Диакон Андрей Кураев в нескольких брошюрах, посвященных разоблачению передержек и случаев двойной морали в «либеральной» публицистике, упрекает интеллигенцию: что же она так легко прощает Пастернаку это письмо, а церковным иерархам ставит в вину примирение со сталинской властью? Либо уж не прощать никому, либо отпустить грехи всем…
Письмо это столь важно для понимания пастернаковских отношений с властью, что мы его приведем целиком.
«14 марта 1953, Болшево, санаторий
Дорогой Саша!
Когда я прочел в «Правде» твою статью «О гуманизме Сталина», мне захотелось написать тебе. Мне подумалось, что облегчение от чувств, теснящихся во мне всю последнюю неделю, я мог бы найти в письме к тебе.

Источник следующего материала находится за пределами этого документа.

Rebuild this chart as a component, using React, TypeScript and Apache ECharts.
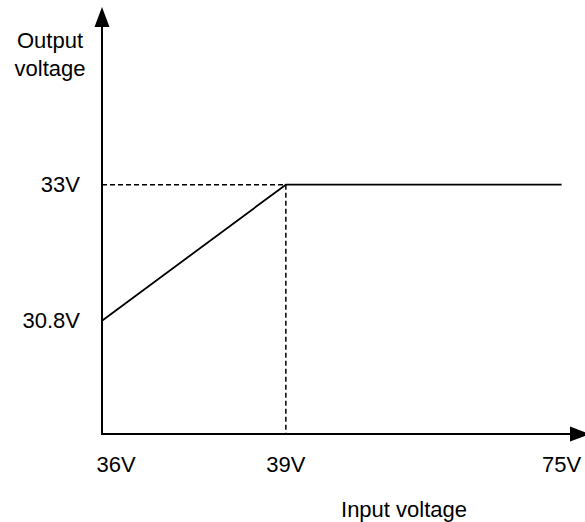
import React, { useEffect, useRef } from "react";
import * as echarts from "echarts";

// Schematic position of each input-voltage mark along the (non-linear) x axis
const inputLabels = ["36V", "39V", "75V"];
const inputPositions = [0, 2, 5];
// Output voltage tick values
const outputTicks = [30.8, 33];
// Characteristic curve: output voltage at each input mark
const outputValues = [30.8, 33, 33];

const FONT = "'Liberation Sans', Arial, Helvetica, sans-serif";
const FS = 22;

export default function App() {
  const ref = useRef<HTMLDivElement>(null);

  useEffect(() => {
    if (!ref.current) return;
    const chart = echarts.init(ref.current, null, { renderer: "svg" });

    const curve = inputPositions.map((x, i) => [x, outputValues[i]]);
    const yMin = 28.97;
    const kneeX = inputPositions[1];
    const kneeY = outputValues[1];

    chart.setOption({
      animation: false,
      backgroundColor: "#ffffff",
      grid: { left: 102, right: 5, top: 17, bottom: 88, containLabel: false },
      xAxis: {
        type: "value",
        min: 0,
        max: 5.2,
        splitLine: { show: false },
        axisTick: { show: false },
        axisLine: {
          onZero: false,
          symbol: ["none", "triangle"],
          symbolSize: [15, 20],
          lineStyle: { color: "#000", width: 2 },
        },
        axisLabel: {
          customValues: inputPositions,
          margin: 19,
          formatter: (v: number) => {
            const i = inputPositions.indexOf(v);
            if (i < 0) return "";
            return i === 0 ? `{first|${inputLabels[i]}}` : `{n|${inputLabels[i]}}`;
          },
          rich: {
            first: { fontSize: FS, fontFamily: FONT, color: "#000", padding: [0, 0, 0, 28] },
            n: { fontSize: FS, fontFamily: FONT, color: "#000" },
          },
          color: "#000",
          fontSize: FS,
          fontFamily: FONT,
        },
      },
      yAxis: {
        type: "value",
        min: yMin,
        max: 35.71,
        splitLine: { show: false },
        axisTick: { show: false },
        axisLine: {
          onZero: false,
          symbol: ["none", "triangle"],
          symbolSize: [15, 20],
          lineStyle: { color: "#000", width: 2 },
        },
        axisLabel: {
          customValues: outputTicks,
          margin: 22,
          formatter: (v: number) => `${v}V`,
          color: "#000",
          fontSize: FS,
          fontFamily: FONT,
        },
      },
      series: [
        {
          type: "line",
          data: curve,
          symbol: "none",
          lineStyle: { color: "#000", width: 1.8 },
          z: 3,
        },
        {
          type: "line",
          data: [
            [inputPositions[0], kneeY],
            [kneeX, kneeY],
          ],
          symbol: "none",
          lineStyle: { color: "#000", width: 1.5, type: [5, 3] },
          z: 2,
        },
        {
          type: "line",
          data: [
            [kneeX, kneeY],
            [kneeX, yMin],
          ],
          symbol: "none",
          lineStyle: { color: "#000", width: 1.5, type: [5, 3] },
          z: 2,
        },
      ],
      graphic: [
        {
          type: "text",
          x: 50,
          y: 40,
          style: {
            text: "Output",
            align: "center",
            verticalAlign: "middle",
            fontSize: FS,
            fontFamily: FONT,
            fill: "#000",
          },
        },
        {
          type: "text",
          x: 50,
          y: 68,
          style: {
            text: "voltage",
            align: "center",
            verticalAlign: "middle",
            fontSize: FS,
            fontFamily: FONT,
            fill: "#000",
          },
        },
        {
          type: "text",
          x: 404,
          y: 509,
          style: {
            text: "Input voltage",
            align: "center",
            verticalAlign: "middle",
            fontSize: FS,
            fontFamily: FONT,
            fill: "#000",
          },
        },
      ],
    });

    return () => chart.dispose();
  }, []);

  return (
    <div
      ref={ref}
      style={{ position: "fixed", left: 0, top: 0, width: 585, height: 522 }}
    />
  );
}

Как поразительна была сломившая все границы очевидность этого величия и его необозримость! Это тело в гробу с такими исполненными мысли и впервые отдыхающими руками вдруг покинуло рамки отдельного явления и заняло место какого-то как бы олицетворенного начала, широчайшей общности, рядом с могуществом смерти и музыки, могуществом подытожившего себя века и могуществом пришедшего ко гробу народа.
Каждый плакал теми безотчетными и несознаваемыми слезами, которые текут и текут, а ты их не утираешь, отвлеченный в сторону обогнавшим тебя потоком общего горя, которое задело за тебя, проволоклось по тебе и увлажило тебе лицо и пропитало собою твою душу.
А этот второй город, город в городе, город погребальных венков, поднявшийся на площади! Словно это пришло нести караул целое растительное царство, в полном сборе явившееся на похороны.